Data lines:
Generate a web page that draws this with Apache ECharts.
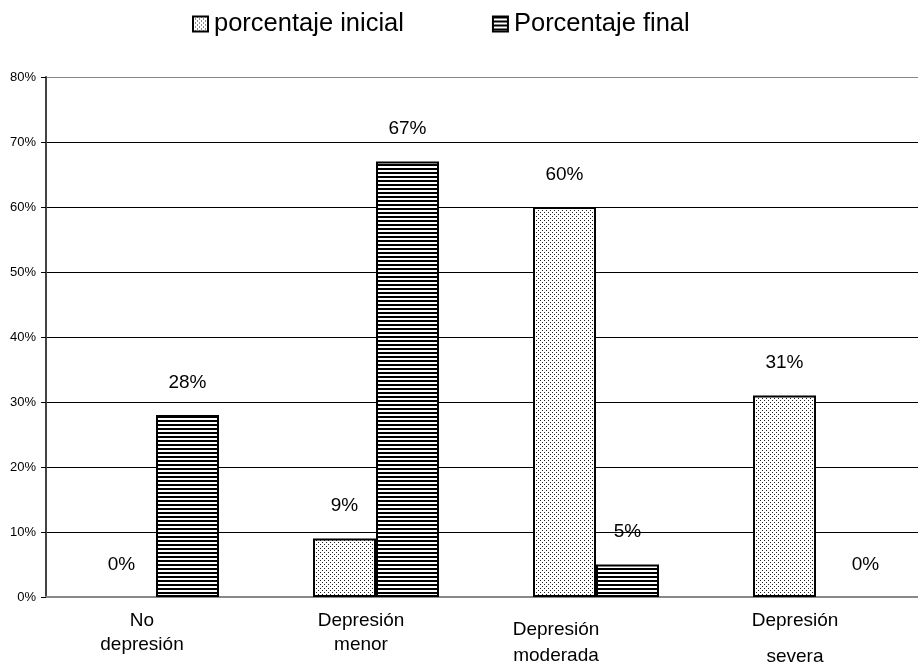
<!DOCTYPE html>
<html><head><meta charset="utf-8">
<script src="https://cdn.jsdelivr.net/npm/echarts@6/dist/echarts.min.js"></script>
<style>html,body{margin:0;padding:0;background:#fff;overflow:hidden;width:918px;height:669px}#c{width:928px;height:669px}</style>
</head><body><div id="c"></div>
<script>
var categories = ['No depresión', 'Depresión menor', 'Depresión moderada', 'Depresión severa'];
var seriesNames = ['porcentaje inicial', 'Porcentaje final'];
var inicial = [0, 9, 60, 31];
var final = [28, 67, 5, 0];
var yTicks = [0, 10, 20, 30, 40, 50, 60, 70, 80];

function dotPattern() {
  var c = document.createElement('canvas'); c.width = 4; c.height = 4;
  var g = c.getContext('2d');
  g.fillStyle = '#fff'; g.fillRect(0, 0, 4, 4);
  g.fillStyle = '#222'; g.fillRect(0, 0, 1, 1); g.fillRect(2, 2, 1, 1);
  return c;
}
function stripePattern() {
  var c = document.createElement('canvas'); c.width = 4; c.height = 4;
  var g = c.getContext('2d');
  g.fillStyle = '#fff'; g.fillRect(0, 0, 4, 4);
  g.fillStyle = '#000'; g.fillRect(0, 0, 4, 2);
  return c;
}

var labelFont = 'Liberation Sans, Arial, sans-serif';
var chart = echarts.init(document.getElementById('c'), null, {renderer: 'canvas'});

function barItems(values, offsets) {
  return values.map(function (v, i) {
    var item = {value: v, label: {offset: offsets[i] || [0, 0]}};
    if (v === 0) item.itemStyle = {borderWidth: 0, color: 'rgba(0,0,0,0)'};
    return item;
  });
}

var splitColors = yTicks.map(function (t, i) { return i === yTicks.length - 1 ? '#888' : '#000'; });

chart.setOption({
  animation: false,
  backgroundColor: '#fff',
  textStyle: {fontFamily: labelFont},
  legend: {
    top: 6, left: 187, itemGap: 88, itemWidth: 15, itemHeight: 15, icon: 'rect',
    textStyle: {fontSize: 25.5, color: '#000', fontFamily: labelFont, padding: [0, 0, 0, 1]},
    data: seriesNames
  },
  grid: {left: 46, top: 77, bottom: 72, right: 2},
  xAxis: {
    type: 'category', data: categories,
    axisLine: {lineStyle: {color: '#888', width: 2}},
    axisTick: {show: false},
    axisLabel: {
      interval: 0, margin: 12, color: '#000', fontSize: 20, fontFamily: labelFont,
      formatter: function (v, i) {
        var p = v.split(' ');
        if (i === 0) return '{a0|' + p[0] + '}\n{a0|' + p[1] + '}';
        if (i === 1) return '{a1|' + p[0] + '}\n{a1|' + p[1] + '}';
        if (i === 2) return '{a2|' + p[0] + '}\n{b2|' + p[1] + '}';
        return '{a3|' + p[0] + '}\n{b3|' + p[1] + '}';
      },
      rich: {
        a0: {fontSize: 19, lineHeight: 24, padding: [0, 28, 0, 0], fontFamily: labelFont},
        a1: {fontSize: 19, lineHeight: 24, padding: [0, 30, 0, 0], fontFamily: labelFont},
        a2: {fontSize: 19, lineHeight: 42, padding: [0, 80, 0, 0], fontFamily: labelFont},
        b2: {fontSize: 19, lineHeight: 10, padding: [0, 80, 0, 0], fontFamily: labelFont},
        a3: {fontSize: 19, lineHeight: 24, padding: [0, 42, 0, 0], fontFamily: labelFont},
        b3: {fontSize: 19, lineHeight: 48, padding: [0, 42, 0, 0], fontFamily: labelFont}
      }
    }
  },
  yAxis: {
    type: 'value', min: 0, max: 80, interval: 10,
    axisLine: {show: true, lineStyle: {color: '#444', width: 2}},
    axisTick: {show: true, length: 5, lineStyle: {color: '#000', width: 1}},
    axisLabel: {formatter: '{value}%', color: '#000', fontSize: 13, margin: 10, fontFamily: labelFont},
    splitLine: {lineStyle: {color: splitColors, width: 1}}
  },
  series: [
    {
      name: seriesNames[0], type: 'bar', barWidth: 63, barGap: '0%',
      itemStyle: {color: {image: dotPattern(), repeat: 'repeat'}, borderColor: '#000', borderWidth: 2},
      label: {show: true, position: 'top', distance: 23, formatter: '{c}%', fontSize: 19, color: '#000', fontFamily: labelFont},
      data: barItems(inicial, {0: [-3, 0]})
    },
    {
      name: seriesNames[1], type: 'bar', barWidth: 63, barGap: '0%',
      itemStyle: {color: {image: stripePattern(), repeat: 'repeat'}, borderColor: '#000', borderWidth: 2},
      label: {show: true, position: 'top', distance: 23, formatter: '{c}%', fontSize: 19, color: '#000', fontFamily: labelFont},
      data: barItems(final, {3: [18, 0]})
    }
  ]
});
</script></body></html>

Exercise objective:
Please reproduce the listing exactly from its opening line through the line that contains "60, 70, 80];", both included, with all pictures omitted.

Solution below:
Generate a web page that draws this with Apache ECharts.
<!DOCTYPE html>
<html><head><meta charset="utf-8">
<script src="https://cdn.jsdelivr.net/npm/echarts@6/dist/echarts.min.js"></script>
<style>html,body{margin:0;padding:0;background:#fff;overflow:hidden;width:918px;height:669px}#c{width:928px;height:669px}</style>
</head><body><div id="c"></div>
<script>
var categories = ['No depresión', 'Depresión menor', 'Depresión moderada', 'Depresión severa'];
var seriesNames = ['porcentaje inicial', 'Porcentaje final'];
var inicial = [0, 9, 60, 31];
var final = [28, 67, 5, 0];
var yTicks = [0, 10, 20, 30, 40, 50, 60, 70, 80];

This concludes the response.